Thank you for watching! Yes, it is a long process. Each pass takes approx 2 minutes per tooth, 11 teeth and 5 passes per tooth to get to depth and you're not far off 2 hours. That assumes you can concentrate for that long (I showed you the results of a loss of concentration! 🤣). For spur gears in steel the process can be speeded up by gashing the teeth with a slitting saw (or an involute cutter that leaves material to be removed) followed by final machining on the shaper. The big advantage of the shaper is the DIY tooling. Of course in industry a hobbing machine is even quicker than involute cutters.

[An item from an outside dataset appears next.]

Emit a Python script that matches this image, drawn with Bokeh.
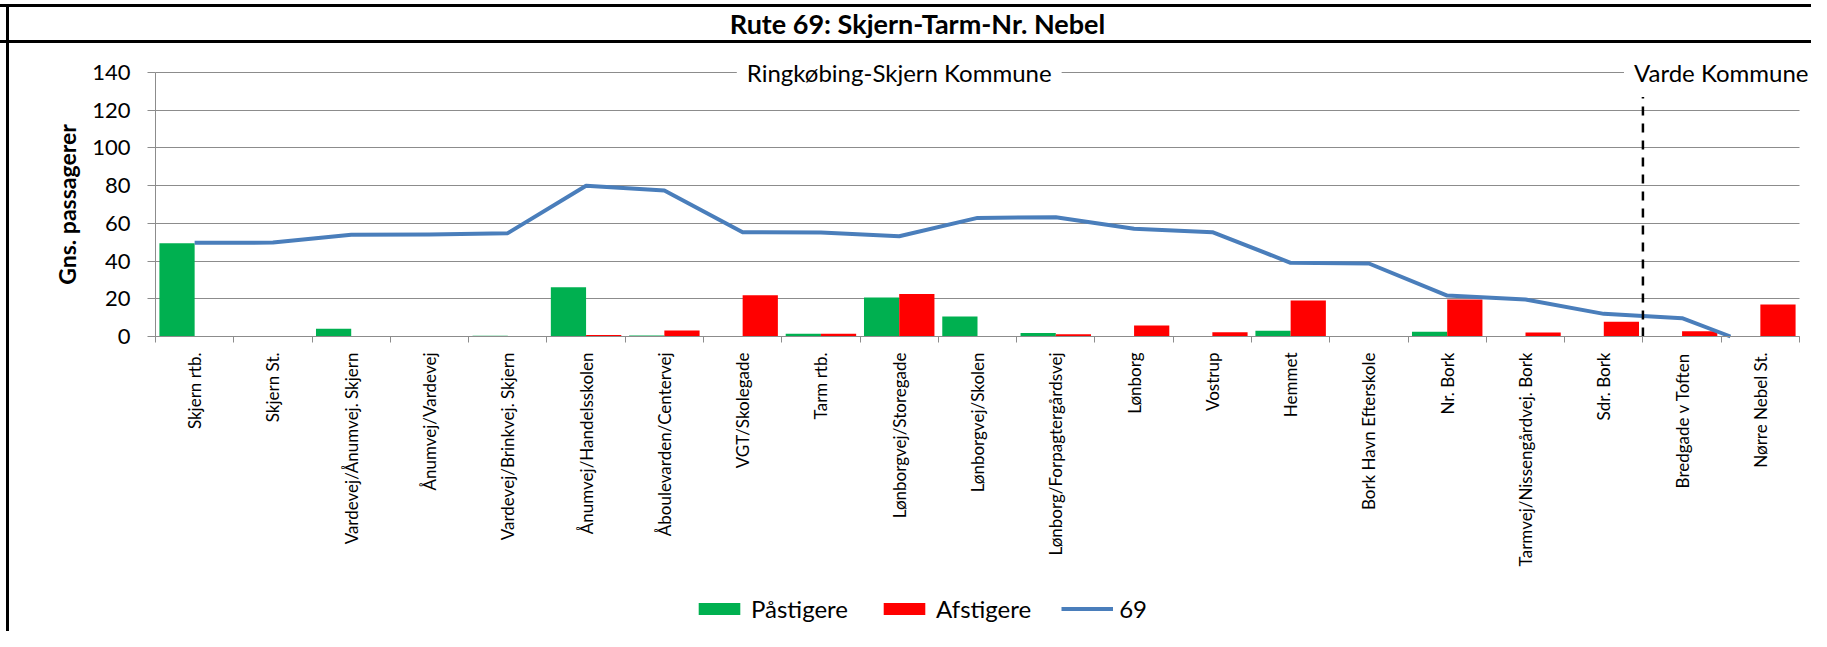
import numpy as np
from bokeh.plotting import figure
from bokeh.models import FixedTicker, Legend, LegendItem, Label
from bokeh.embed import file_html
from bokeh.resources import INLINE

# ---------------- data ----------------
title_text = "Rute 69: Skjern-Tarm-Nr. Nebel"
y_axis_title = "Gns. passagerer"
stops = ["Skjern rtb.", "Skjern St.", "Vardevej/Ånumvej. Skjern", "Ånumvej/Vardevej",
         "Vardevej/Brinkvej. Skjern", "Ånumvej/Handelsskolen", "Åboulevarden/Centervej",
         "VGT/Skolegade", "Tarm rtb.", "Lønborgvej/Storegade", "Lønborgvej/Skolen",
         "Lønborg/Forpagtergårdsvej", "Lønborg", "Vostrup", "Hemmet", "Bork Havn Efterskole",
         "Nr. Bork", "Tarmvej/Nissengårdvej. Bork", "Sdr. Bork", "Bredgade v Toften",
         "Nørre Nebel St."]
pastigere = [49.5, 0, 4.1, 0.3, 0.4, 26.1, 0.5, 0, 1.4, 20.7, 10.6, 1.8, 0, 0, 3.0, 0,
             2.5, 0.3, 0.3, 0, 0]
afstigere = [0, 0, 0, 0, 0, 0.8, 3.2, 21.9, 1.5, 22.6, 0.3, 1.2, 5.8, 2.3, 19.1, 0.3,
             19.6, 2.1, 7.8, 2.8, 17.0]
rute69 = [49.7, 49.8, 53.9, 54.1, 54.8, 79.9, 77.4, 55.3, 55.1, 53.2, 62.9, 63.2, 57.1,
          55.3, 39.1, 38.7, 21.7, 19.6, 12.0, 9.7, -6.0]
y_ticks = [0, 20, 40, 60, 80, 100, 120, 140]
kommuner = ["Ringkøbing-Skjern Kommune", "Varde Kommune"]
kommune_stops = [19, 2]
series_names = ["Påstigere", "Afstigere", "69"]

# ---------------- styles / layout ----------------
GREEN = "#00B050"
RED = "#FF0000"
BLUE = "#4A7EBB"
GRID = "#8C8C8C"
FONT = "Lato"

n = len(stops)
xc = np.arange(1, n + 1)
bar_w = 0.45

W, H = 1811, 631
AX_L, AX_R = 155, 1799          # pixel columns of the category axis ends
Y0, Y140 = 336, 72              # pixel rows of value 0 and value 140
cat_px = (AX_R - AX_L) / n
px_per_unit = (Y0 - Y140) / (y_ticks[-1] - y_ticks[0])
x_start = 0.5 - AX_L / cat_px
x_end = 0.5 + (W - AX_L) / cat_px
y_top = y_ticks[-1] + Y140 / px_per_unit
y_bot = y_ticks[0] - (H - Y0) / px_per_unit


def clip_at_floor(xs, ys, floor):
    """Cut the polyline where it drops below the axis minimum (as the chart does)."""
    ox, oy = [], []
    for i in range(len(xs)):
        if i > 0 and (ys[i - 1] - floor) * (ys[i] - floor) < 0:
            t = (floor - ys[i - 1]) / (ys[i] - ys[i - 1])
            ox.append(xs[i - 1] + t * (xs[i] - xs[i - 1]))
            oy.append(floor)
        if ys[i] >= floor:
            ox.append(xs[i])
            oy.append(ys[i])
        elif ox and not np.isnan(oy[-1]) and oy[-1] != floor:
            ox.append(np.nan)
            oy.append(np.nan)
    return ox, oy


p = figure(width=W, height=H, x_range=(x_start, x_end), y_range=(y_bot, y_top),
           output_backend="svg", toolbar_location=None,
           min_border_left=0, min_border_right=0, min_border_top=0, min_border_bottom=0)
p.outline_line_color = None
p.background_fill_color = None
p.border_fill_color = None
p.styles = {
    "background": ("linear-gradient(#000,#000) 0px 4px / 100% 3px no-repeat, "
                   "linear-gradient(#000,#000) 0px 40px / 100% 3px no-repeat, "
                   "linear-gradient(#000,#000) 6px 4px / 3px 100% no-repeat, #ffffff"),
}

gb = p.vbar(x=xc - bar_w / 2, top=pastigere, width=bar_w, fill_color=GREEN, line_color=None)
rb = p.vbar(x=xc + bar_w / 2, top=afstigere, width=bar_w, fill_color=RED, line_color=None)
lx, ly = clip_at_floor(list(xc.astype(float)), rute69, y_ticks[0])
ln = p.line(x=lx, y=ly, line_color=BLUE, line_width=4, line_join="round")

# municipality divider
boundary = kommune_stops[0] + 0.5
p.segment(x0=[boundary], y0=[y_ticks[0]], x1=[boundary], y1=[y_ticks[-1]],
          line_color="black", line_width=2.5, line_dash="9 8")

# x axis at value 0
xa = p.xaxis[0]
xa.fixed_location = y_ticks[0]
xa.bounds = (0.5, n + 0.5)
xa.ticker = FixedTicker(ticks=[float(v) for v in xc],
                        minor_ticks=[float(v) + 0.5 for v in range(0, n + 1)])
xa.major_label_overrides = {int(i): s for i, s in zip(xc, stops)}
xa.major_label_orientation = np.pi / 2
xa.major_tick_line_color = None
xa.major_tick_out = 0
xa.major_tick_in = 0
xa.minor_tick_line_color = GRID
xa.minor_tick_out = 6
xa.minor_tick_in = 0
xa.axis_line_color = GRID
xa.major_label_text_font = FONT
xa.major_label_text_font_size = "17px"
xa.major_label_text_color = "black"
xa.major_label_standoff = 10

# y axis at the first category edge
ya = p.yaxis[0]
ya.fixed_location = 0.5
ya.bounds = (y_ticks[0], y_ticks[-1])
ya.ticker = FixedTicker(ticks=y_ticks)
ya.major_label_text_font = FONT
ya.major_label_text_font_size = "22px"
ya.major_label_text_color = "black"
ya.major_label_standoff = 17
ya.major_tick_out = 8
ya.major_tick_in = 0
ya.major_tick_line_color = GRID
ya.minor_tick_line_color = None
ya.axis_line_color = GRID

p.xgrid.visible = False
p.ygrid.grid_line_color = GRID
try:
    p.ygrid.cross_bounds = (0.5, n + 0.5)
except Exception:
    pass

# y axis title, centred on the 0-140 axis
p.add_layout(Label(x=66, y=(y_ticks[0] + y_ticks[-1]) / 2, x_units="canvas", y_units="data",
                   text=y_axis_title, angle=np.pi / 2, text_align="center",
                   text_baseline="middle", text_font=FONT, text_font_style="bold",
                   text_font_size="23px", text_color="black"))

# municipality labels on the top line
start = 0.5
for name, cnt in zip(kommuner, kommune_stops):
    p.add_layout(Label(x=start + cnt / 2, y=y_ticks[-1], text=name, text_align="center",
                       text_baseline="middle", text_font=FONT, text_font_size="24px",
                       text_color="black", background_fill_color="white", padding=10))
    start += cnt

# chart title in the top band
p.add_layout(Label(x=917, y=23, x_units="canvas", y_units="canvas", text=title_text,
                   text_align="center", text_baseline="middle", text_font=FONT,
                   text_font_style="bold", text_font_size="27px", text_color="black"))

legend = Legend(items=[LegendItem(label=series_names[0], renderers=[gb]),
                       LegendItem(label=series_names[1], renderers=[rb]),
                       LegendItem(label=series_names[2], renderers=[ln])],
                orientation="horizontal", location=(693, 8),
                glyph_width=52, glyph_height=15, label_standoff=6, spacing=30,
                padding=0, margin=0, border_line_color=None, background_fill_alpha=0,
                label_text_font=FONT, label_text_font_size="24px", label_text_color="black")
p.add_layout(legend)

open("out.html", "w").write(file_html(p, INLINE))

I still watch Steve Summers but stopped watching Abom79 after it degenerated into either promoting products or trying to learn CNC. Thanks for subscribing and watching!
Thank you! I don't think I'll take up your suggestion though as I'd never make any money from it🤣. It's far too slow, but it is cheap tooling in a home workshop.
@@ThePottingShedWorkshop The speed is just a matter of percpective. It is much faster than you think. Have you tried to ask a machine shop to make a gear? They would say ohh my friend…. come back two week later, because we are doing a serial job. When you go back to the shop they say ok, we can do it. Come back for the gear a week later. Unfortunately that is the thruth. So, your solution is pretty fast.👍👍😊
Rust: Try setting up a commercial gear hobbing machine with mechanical indexing gear box. One needs a boxful of gears to cover every tooth count. A friend of mine and I designed and built an electronic gearbox to take the out tedium of gear changes for every tooth count. For one-offs the gear changing was enough to drive you to drink:-))
only just found you,, what a setup!( subscribed) i own an Victoria milling machine and have the dividing head assembly but not the banjo and gears so i was really glad to see your set up. what country are you in ,, England?? great vid and now i have to look at your previous ones!!!
I got lucky when I bought my universal dividing head in that it came in almost unused condition in its original shipping crate, with all the accessories that it would have been supplied with. Gears and banjo, tailstock, machine jack, dividing plates, dead centre on an ISO40 taper arbor with drive dog for driving the work. It wasn't cheap though.